The same thing happened earlier in Florida, where at one point through a gritted-teeth smile, she said, "You're not listening to me!" She read a few more names, then said, angry, "Well, I give up."
This is a person who, when not given the deference she feels is her due by those she considers beneath her*, holds a grudge. With schadenfreude that one suspects is all too genuine, she has remarked multiple times on the campaign trail that her "greatest joy as (a) grandmother is watching (her) grandchildren misbehave." Not watching her grandchildren take their first steps or speak their first words or ask for more pie, but that they should become a curse for her own now-grown children, who deserve nothing less than to be visited by the same horrors of parenthood to which Ann herself was subjected (or believes she was subjected).
Perhaps on some level, she takes it very personally that everyone — everyone — doesn't love her husband. Not so much because she herself loves him so much she can't understand anyone who doesn't (although she may in fact love him a great deal; this writer certainly doesn't claim to know), but rather, that she regards rejection of her mate as an indictment of herself for standing by him, and indeed for choosing him in the first place.

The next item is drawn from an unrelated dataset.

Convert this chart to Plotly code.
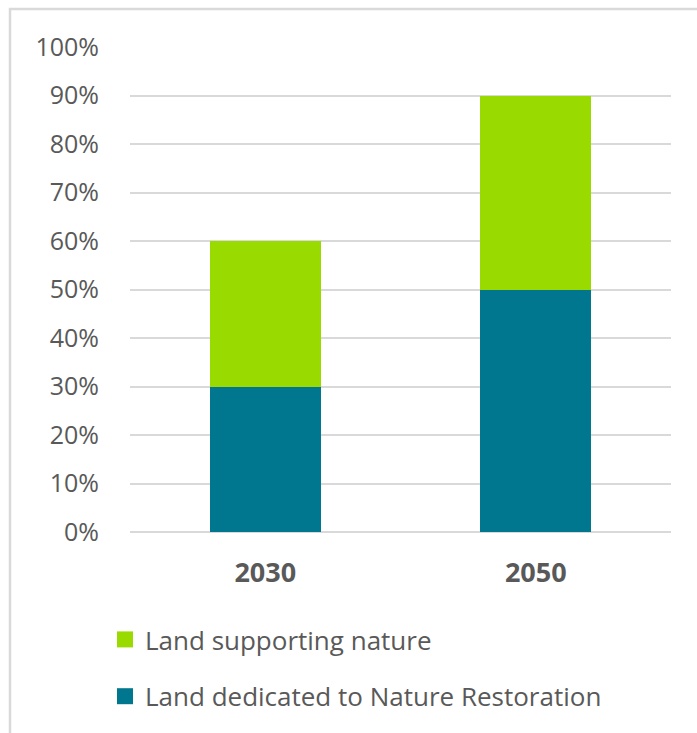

Why does any of this matter? It probably won't, as Mitt is not likely to win the election. But supposing he does, this sort of deep resentment for others — particularly those of lesser means — and a signle-mindedness that your will and your will alone shall prevail in all matters will do little to heal the emotional chasms and mistrust between various peoples in this country. Indeed, it will be counter-productive to the task of rising to the voices of our better angels to have a role model who regards the rest of the populace as "the help,"† or at best, as lesser colleagues.
But does this matter? Is there consequence to the intolerance of spouses of our governmental leaders? Might a review of mid-century Argentine history prove instructive? Discuss.
* Which, it seems, includes just about everyone.
† See her awkward speech to the Latino Coalition.